Lotus Makes Hybrids Sound Like Real Cars
Automaker has figured out a way to replicate car sounds in quiet hybrids.
August 8, 2008 — -- Hybrids are the greatest. They pollute less and consume less than regular cars and save you boatloads of money at the pump. But activists and legislators consider them silent killers that prey on blind people who never hear 'em coming.
Full Hybrids like the ubiquitous Toyota Prius run only on electricity at low speeds, emitting no more than a whine around town. That's great for lowering noise-vibration harshness and making drivers feel like George Jetson, but it's a big problem for the blind -- and pedestrians, and cyclists, and people who simply don't pay attention -- who rely on the familiar rumble of internal combustion to know what's coming down the pike.
The engineers at Lotus, a company way into green these days, have a solution.

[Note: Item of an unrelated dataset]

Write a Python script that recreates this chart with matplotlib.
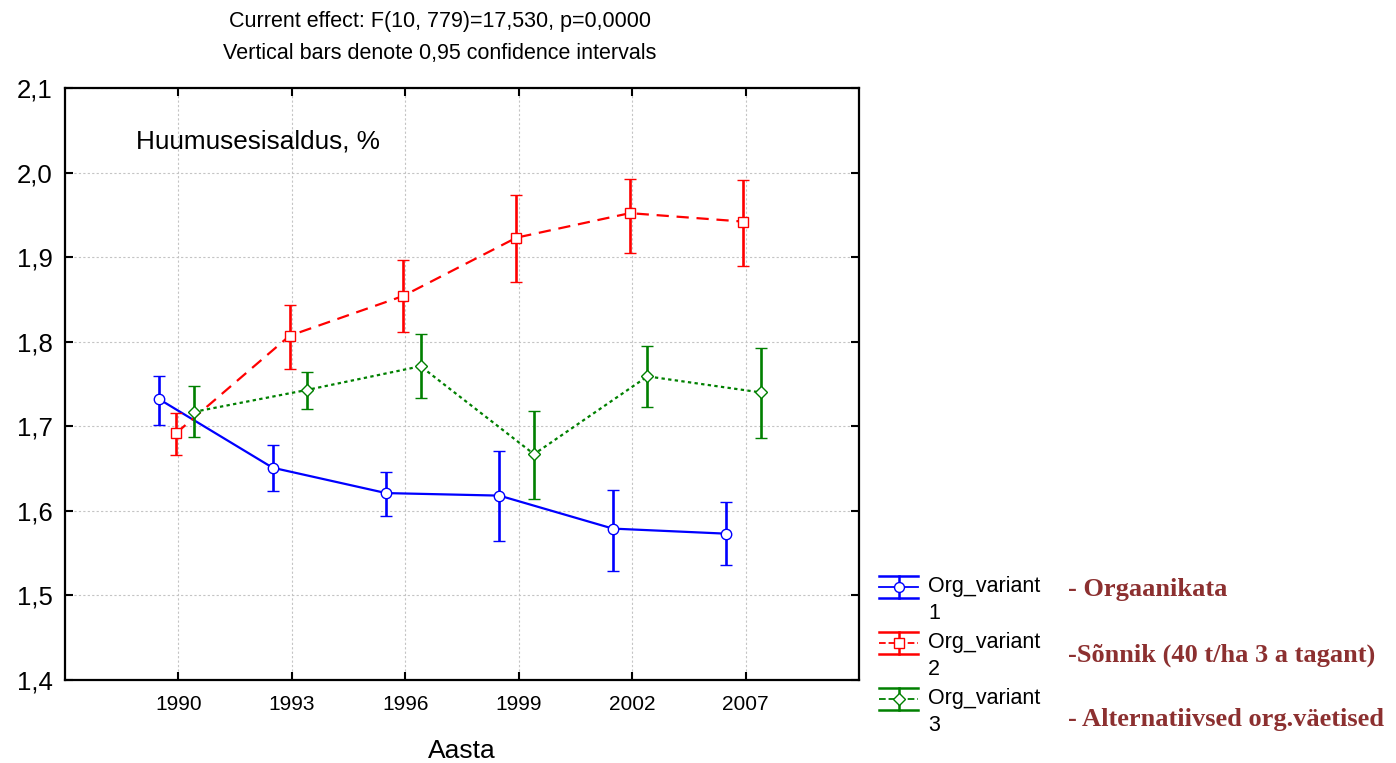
import numpy as np
import matplotlib
matplotlib.use('Agg')
import matplotlib.pyplot as plt
from matplotlib.lines import Line2D
from matplotlib.legend_handler import HandlerBase

plt.rcParams['font.family'] = ['Liberation Sans', 'DejaVu Sans']

years = ['1990', '1993', '1996', '1999', '2002', '2007']
series_names = ['Org_variant\n1', 'Org_variant\n2', 'Org_variant\n3']
descriptions = ['- Orgaanikata', '-Sõnnik (40 t/ha 3 a tagant)', '- Alternatiivsed org.väetised']

# means and 0.95 confidence limits
mean1 = [1.732, 1.651, 1.621, 1.618, 1.579, 1.573]
low1 = [1.701, 1.623, 1.594, 1.564, 1.529, 1.536]
high1 = [1.760, 1.678, 1.646, 1.671, 1.625, 1.610]

mean2 = [1.692, 1.807, 1.854, 1.923, 1.952, 1.942]
low2 = [1.666, 1.768, 1.811, 1.870, 1.905, 1.890]
high2 = [1.716, 1.843, 1.897, 1.973, 1.992, 1.991]

mean3 = [1.717, 1.743, 1.771, 1.667, 1.759, 1.740]
low3 = [1.687, 1.721, 1.734, 1.614, 1.723, 1.686]
high3 = [1.748, 1.764, 1.809, 1.718, 1.795, 1.793]

colors = ['#0000ff', '#ff0000', '#008000']
markers = ['o', 's', 'D']
msizes = [7.5, 7, 6.5]
styles = ['-', (0, (5.5, 3.5)), (0, (1.5, 1.5))]
offsets = [-0.17, -0.02, 0.135]


class HandlerCI(HandlerBase):
    # statistica-like legend key: whisker box with line and marker in the middle
    def create_artists(self, legend, orig_handle, xdescent, ydescent,
                       width, height, fontsize, trans):
        c = orig_handle.get_color()
        yc = height / 2 - ydescent + 10.0
        x0, x1 = -xdescent, -xdescent + width
        xm = (x0 + x1) / 2
        top, bot = yc + 8.0, yc - 8.0
        arts = [
            Line2D([x0, x1], [top, top], color=c, lw=1.8),
            Line2D([x0, x1], [bot, bot], color=c, lw=1.8),
            Line2D([xm, xm], [bot, top], color=c, lw=1.8),
            Line2D([x0, x1], [yc, yc], color=c, lw=1.3, linestyle=orig_handle.get_linestyle()),
            Line2D([xm], [yc], color=c, marker=orig_handle.get_marker(),
                   markersize=orig_handle.get_markersize() * 0.95,
                   markerfacecolor='white', markeredgewidth=1.0, linestyle='none'),
        ]
        for a in arts:
            a.set_transform(trans)
        return arts


fig = plt.figure(figsize=(13.96, 7.63), dpi=100)
ax = fig.add_axes([0.0466, 0.1088, 0.5687, 0.7759])

x = np.arange(len(years))
data = [(mean1, low1, high1), (mean2, low2, high2), (mean3, low3, high3)]
handles = []
for i, (m, lo, hi) in enumerate(data):
    m = np.array(m)
    err = [m - np.array(lo), np.array(hi) - m]
    ax.errorbar(x + offsets[i], m, yerr=err, color=colors[i], linestyle=styles[i],
                linewidth=1.6, marker=markers[i], markersize=msizes[i],
                markerfacecolor='white', markeredgewidth=1.0,
                elinewidth=1.9, capsize=4.5, capthick=1.9, zorder=3 + i)
    handles.append(Line2D([], [], color=colors[i], linestyle=styles[i], marker=markers[i],
                          markersize=msizes[i]))

ax.set_xlim(-1, 6)
ax.set_ylim(1.4, 2.1)
ax.set_xticks(x)
ax.set_xticklabels(years, fontsize=15)
yt = np.arange(1.4, 2.11, 0.1)
ax.set_yticks(yt)
ax.set_yticklabels([f'{v:.1f}'.replace('.', ',') for v in yt], fontsize=18.5)
ax.tick_params(direction='in', top=True, right=True, length=6, width=1.5)
ax.tick_params(axis='x', pad=11)
ax.tick_params(axis='y', pad=9)
for sp in ax.spines.values():
    sp.set_linewidth(1.6)
ax.grid(True, color='#c4c4c4', linestyle=(0, (2, 2)), linewidth=0.8)
ax.set_axisbelow(True)

ax.set_xlabel('Aasta', fontsize=19, labelpad=18)
ax.text(0.089, 0.909, 'Huumusesisaldus, %', transform=ax.transAxes,
        fontsize=18.8, ha='left', va='center')

fig.text(0.315, 0.972, 'Current effect: F(10, 779)=17,530, p=0,0000',
         ha='center', va='center', fontsize=15.5)
fig.text(0.315, 0.930, 'Vertical bars denote 0,95 confidence intervals',
         ha='center', va='center', fontsize=15.5)

leg = fig.legend(handles, series_names, handler_map={Line2D: HandlerCI()},
                 loc='upper left', bbox_to_anchor=(0.630, 0.245), frameon=False,
                 fontsize=15.5, handlelength=1.8, handletextpad=0.45,
                 labelspacing=0.35, borderpad=0, borderaxespad=0)
for t in leg.get_texts():
    t.set_linespacing(1.4)

for txt, yy in zip(descriptions, [0.227, 0.141, 0.057]):
    fig.text(0.765, yy, txt, ha='left', va='center', fontsize=19,
             family=['Liberation Serif', 'DejaVu Serif'], weight='bold', color='#8c3030')

fig.savefig('out.png', dpi=100)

Lotus took a bone-stock Prius and outfitted it with a waterproof speaker near the radiator that blares simulated yet realistic engine sounds to let pedestrians -- those who don't have earbuds crammed into their ears, anyway -- know to watch out. "Our advanced external sound synthesis technology increases pedestrian safety, while retaining the car's environmental benefits," says Mike Kimberley, CEO of Group Lotus.
The system uses a speed sensor on the accelerator to control the vroom-vroom sound. You only hear it as the car approaches, and it cuts out entirely when the car's engine takes over at higher speeds. It's all automated and Lotus says the driver hears almost nothing.
Considering all of the emerging vehicle technology out there, Lotus could have sunk its R&D dollars into just about anything. We've gotta ask what prompted this particular investment -- which by the way, comes on the heels of a similar gadget created by two Stanford University students. It's not as if there's been a lot of Priuses (Priora?) mowing down the blind.
Maybe it's because lawmakers decided in April that the threat of just such an epidemic is so great Something Must Be Done. If the legislation pending before Congress passes, the Transportation Department will spend two years studying the problem before developing safety standards. Automakers would have two years after that to comply, giving Lotus a big market for its product.